# [Exercise aim]
From the first line of the data down to and including the line with "const DMSA_ERR = [0.69, 0.41];", copy everything exactly, leaving out pictures.
_ _ _ _
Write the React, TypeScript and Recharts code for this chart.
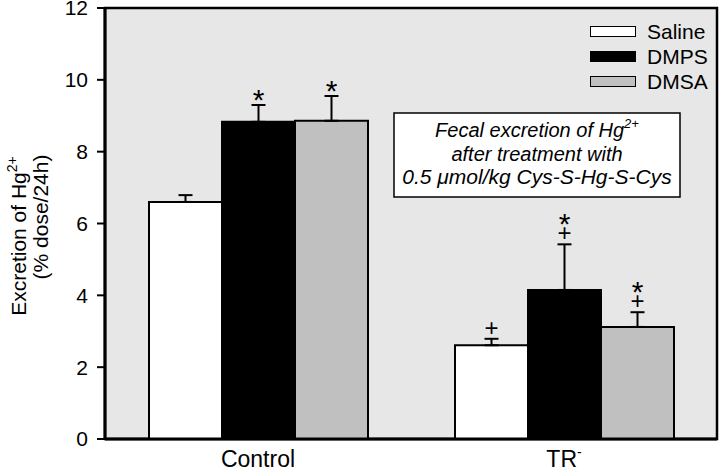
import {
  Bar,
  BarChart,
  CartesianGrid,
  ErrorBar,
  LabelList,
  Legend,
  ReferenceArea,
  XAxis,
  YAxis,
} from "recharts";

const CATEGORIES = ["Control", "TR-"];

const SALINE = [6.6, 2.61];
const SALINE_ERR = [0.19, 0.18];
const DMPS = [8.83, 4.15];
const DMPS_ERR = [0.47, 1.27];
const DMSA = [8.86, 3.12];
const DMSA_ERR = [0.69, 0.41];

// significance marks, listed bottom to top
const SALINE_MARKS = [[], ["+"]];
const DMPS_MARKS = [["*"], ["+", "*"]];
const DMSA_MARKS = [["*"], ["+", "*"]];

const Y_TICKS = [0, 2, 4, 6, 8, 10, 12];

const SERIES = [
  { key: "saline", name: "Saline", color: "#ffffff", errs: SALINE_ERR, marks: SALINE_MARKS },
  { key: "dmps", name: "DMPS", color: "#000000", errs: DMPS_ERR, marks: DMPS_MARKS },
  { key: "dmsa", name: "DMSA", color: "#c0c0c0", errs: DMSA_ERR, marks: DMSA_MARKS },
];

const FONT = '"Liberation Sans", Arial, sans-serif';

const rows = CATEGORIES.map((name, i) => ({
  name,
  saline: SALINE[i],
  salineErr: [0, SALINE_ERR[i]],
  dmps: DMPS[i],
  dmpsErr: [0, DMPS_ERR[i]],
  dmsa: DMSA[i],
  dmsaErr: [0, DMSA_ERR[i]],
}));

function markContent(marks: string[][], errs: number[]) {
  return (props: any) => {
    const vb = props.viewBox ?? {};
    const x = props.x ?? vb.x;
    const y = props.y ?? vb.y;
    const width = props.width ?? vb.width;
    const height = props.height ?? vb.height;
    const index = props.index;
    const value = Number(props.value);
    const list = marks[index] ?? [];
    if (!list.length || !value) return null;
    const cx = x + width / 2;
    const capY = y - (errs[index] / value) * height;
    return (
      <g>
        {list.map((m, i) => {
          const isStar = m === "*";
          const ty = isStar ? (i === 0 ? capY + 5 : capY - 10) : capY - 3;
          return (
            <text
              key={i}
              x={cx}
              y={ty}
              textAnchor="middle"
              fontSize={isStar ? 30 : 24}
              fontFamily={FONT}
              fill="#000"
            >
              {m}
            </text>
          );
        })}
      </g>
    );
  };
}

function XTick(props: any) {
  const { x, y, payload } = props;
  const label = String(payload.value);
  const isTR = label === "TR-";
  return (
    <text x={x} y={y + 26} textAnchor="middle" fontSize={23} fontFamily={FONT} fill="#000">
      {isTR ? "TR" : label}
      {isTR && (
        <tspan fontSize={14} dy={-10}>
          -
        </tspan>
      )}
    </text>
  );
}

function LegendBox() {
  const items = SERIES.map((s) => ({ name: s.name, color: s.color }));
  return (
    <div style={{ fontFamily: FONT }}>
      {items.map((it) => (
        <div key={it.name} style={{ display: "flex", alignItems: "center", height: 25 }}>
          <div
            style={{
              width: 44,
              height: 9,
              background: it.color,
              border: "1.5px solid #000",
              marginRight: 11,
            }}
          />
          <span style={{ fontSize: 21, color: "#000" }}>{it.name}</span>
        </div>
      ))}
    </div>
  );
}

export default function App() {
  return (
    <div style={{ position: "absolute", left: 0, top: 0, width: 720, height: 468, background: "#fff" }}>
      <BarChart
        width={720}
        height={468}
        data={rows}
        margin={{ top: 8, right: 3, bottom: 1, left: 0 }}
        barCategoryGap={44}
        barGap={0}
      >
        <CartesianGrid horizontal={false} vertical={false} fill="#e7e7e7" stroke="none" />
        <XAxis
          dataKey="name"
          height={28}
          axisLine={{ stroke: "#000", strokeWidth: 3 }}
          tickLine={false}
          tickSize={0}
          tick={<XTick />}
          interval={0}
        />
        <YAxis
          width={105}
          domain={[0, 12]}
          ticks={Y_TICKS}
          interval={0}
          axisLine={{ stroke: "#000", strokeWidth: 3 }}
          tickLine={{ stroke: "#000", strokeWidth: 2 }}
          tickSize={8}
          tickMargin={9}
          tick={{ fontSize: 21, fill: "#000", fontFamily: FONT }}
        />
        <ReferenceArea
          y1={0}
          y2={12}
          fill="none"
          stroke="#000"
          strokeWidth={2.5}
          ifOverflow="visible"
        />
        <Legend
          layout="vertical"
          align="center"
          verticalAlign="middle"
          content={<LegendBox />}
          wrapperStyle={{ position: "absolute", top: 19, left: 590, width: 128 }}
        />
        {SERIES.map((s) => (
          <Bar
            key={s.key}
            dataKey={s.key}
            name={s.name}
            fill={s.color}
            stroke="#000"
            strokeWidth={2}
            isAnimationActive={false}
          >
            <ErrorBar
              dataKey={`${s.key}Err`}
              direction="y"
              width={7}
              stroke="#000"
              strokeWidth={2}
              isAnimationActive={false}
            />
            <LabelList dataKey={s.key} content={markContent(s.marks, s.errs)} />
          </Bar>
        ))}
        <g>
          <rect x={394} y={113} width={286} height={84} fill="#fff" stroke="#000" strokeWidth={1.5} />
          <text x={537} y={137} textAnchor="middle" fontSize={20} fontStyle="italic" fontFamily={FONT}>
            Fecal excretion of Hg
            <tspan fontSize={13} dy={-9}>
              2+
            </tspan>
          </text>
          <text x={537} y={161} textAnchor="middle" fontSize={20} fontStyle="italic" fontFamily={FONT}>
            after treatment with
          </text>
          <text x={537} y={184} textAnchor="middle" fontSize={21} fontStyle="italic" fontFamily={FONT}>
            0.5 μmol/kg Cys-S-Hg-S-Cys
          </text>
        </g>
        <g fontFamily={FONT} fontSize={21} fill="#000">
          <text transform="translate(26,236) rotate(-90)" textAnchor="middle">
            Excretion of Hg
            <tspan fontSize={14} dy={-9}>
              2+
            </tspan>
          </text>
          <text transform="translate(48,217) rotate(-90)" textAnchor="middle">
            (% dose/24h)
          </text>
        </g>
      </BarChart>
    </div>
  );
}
_ _ _ _
# [Complete answer]
Write the React, TypeScript and Recharts code for this chart.
import {
  Bar,
  BarChart,
  CartesianGrid,
  ErrorBar,
  LabelList,
  Legend,
  ReferenceArea,
  XAxis,
  YAxis,
} from "recharts";

const CATEGORIES = ["Control", "TR-"];

const SALINE = [6.6, 2.61];
const SALINE_ERR = [0.19, 0.18];
const DMPS = [8.83, 4.15];
const DMPS_ERR = [0.47, 1.27];
const DMSA = [8.86, 3.12];
const DMSA_ERR = [0.69, 0.41];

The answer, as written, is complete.